Moving on I fired up the Ryzen Graphic workload in Blender, this is a relatively quick test for high-end CPUs and we see that with the 2990WX which took just 8.3 seconds. This meant it completed the workload 36% faster than the 2950X and 31% faster than the Core i9-7980XE.
Again an impressive completion time for the 2990WX but it has to be said for a doubling of cores we are only seeing a 55% boost in overall performance when compared to the 2950X and there is only a very minor clock speed difference between the two. So what about a workload that takes significantly longer than a few seconds for the 2990WX to complete.
Disappointingly the much more complex and therefore longer to complete Gooseberry workload was less favorable to the 2990X. Okay so it still uprooted the 7980XE and kicked in it’s pins, but it was also only able to reduce the completion time by a 28% margin when compared to the 2950X. It was also able to reduce the render time by 20% when compared to the more expensive 7980XE, so that’s obvious a great result for AMD. Still it’s a troubling sign that in what should be an optimal workload for the 2990WX, we’re only seeing a 38% increase in performance, for a 100% increase in cores.
Okay so POVray is the last rendering benchmark we’re going to look at and this one bodes well for the 2990WX. Here it was able to reduce the rendering time by 40% when compared to the 2950X and this meant it was 65% faster, so again not amazing scaling but 65% is much better than what we saw in Corona and Blender. It was also 57% faster than the Core i9-7980XE, so a massive win there.
I’ve included the heavy multitasking results from RealBench which runs image editing, video compression and rendering tasks simultaneously.

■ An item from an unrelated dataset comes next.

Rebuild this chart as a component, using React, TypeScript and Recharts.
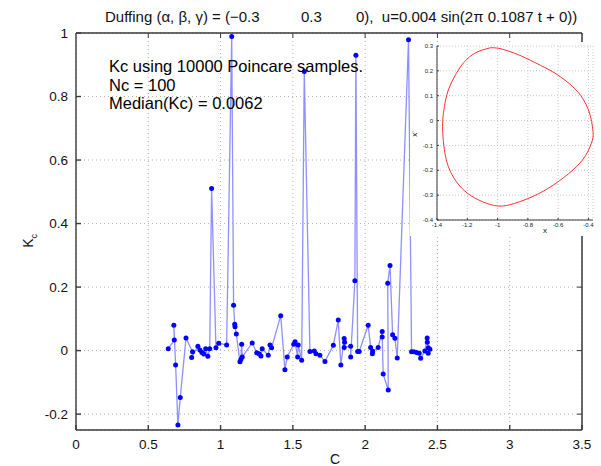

The 2990WX saw a peak load of 70% but for at least half of the test load was down around 20%, so that’s worth noting. Here we see the 2990WX providing a surprisingly poor result taking 43 seconds to complete the workload. This made the 32-core processor slower than even the 1950X. Here it was the 2950X that impressed, matching the Core i9-7960X and 7980XE. This meant the 2950X was able to complete the heavy multitasking test 6% faster than the 1950X, so again a great result.